New York State is headed toward requiring 501(c)(4) groups that lobby to disclose their donors, a significant new requirement that may be a first for any state. As more and more money is being spent to influence state governments, the New York State Joint Commission on Public Ethics approved draft regulations and guidelines to increase lobbying disclosure and reporting requirements.

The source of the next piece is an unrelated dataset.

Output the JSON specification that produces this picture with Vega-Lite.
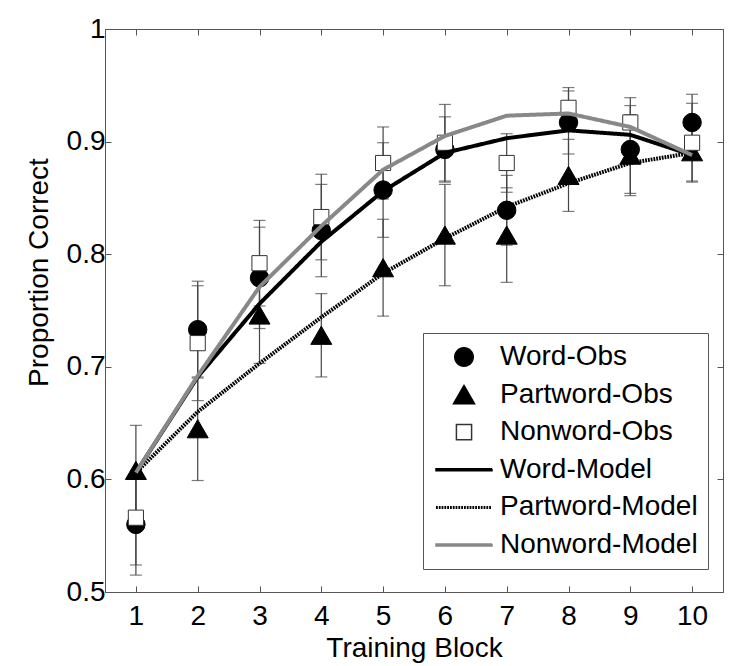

Advocacy groups that lobby, such as 501(c)(4) organizations that have not had to disclose their donors, will have to disclose certain contributions under the new regulations, which still must go through New York’s formal rule promulgating process. Once a person or entity that retains a lobbyist or lobbies on its own behalf spends over $50,000 and meets other spending and timing thresholds, it must disclose certain contributions – generally, contributions over $5,000 in the aggregate from a “single source.” The “single source” rule requires aggregating contributions from donors who live in the same household, are a parent and subsidiary, or are subsidiaries with the same corporate parent.
There are a few important caveats. Charitable 501(c)(3) organizations are statutorily exempt from the disclosure requirements and 501(c)(4) organizations can seek exemptions if they fear that disclosing donors may cause harm. Any donor can also seek an exemption if he can show there is a substantial likelihood that disclosing the contribution would cause harm.
The Commission also approved guidelines that require lobbyists and clients to disclose certain business relationships with New York State legislators and statewide elected officials, as well as legislative and state employees.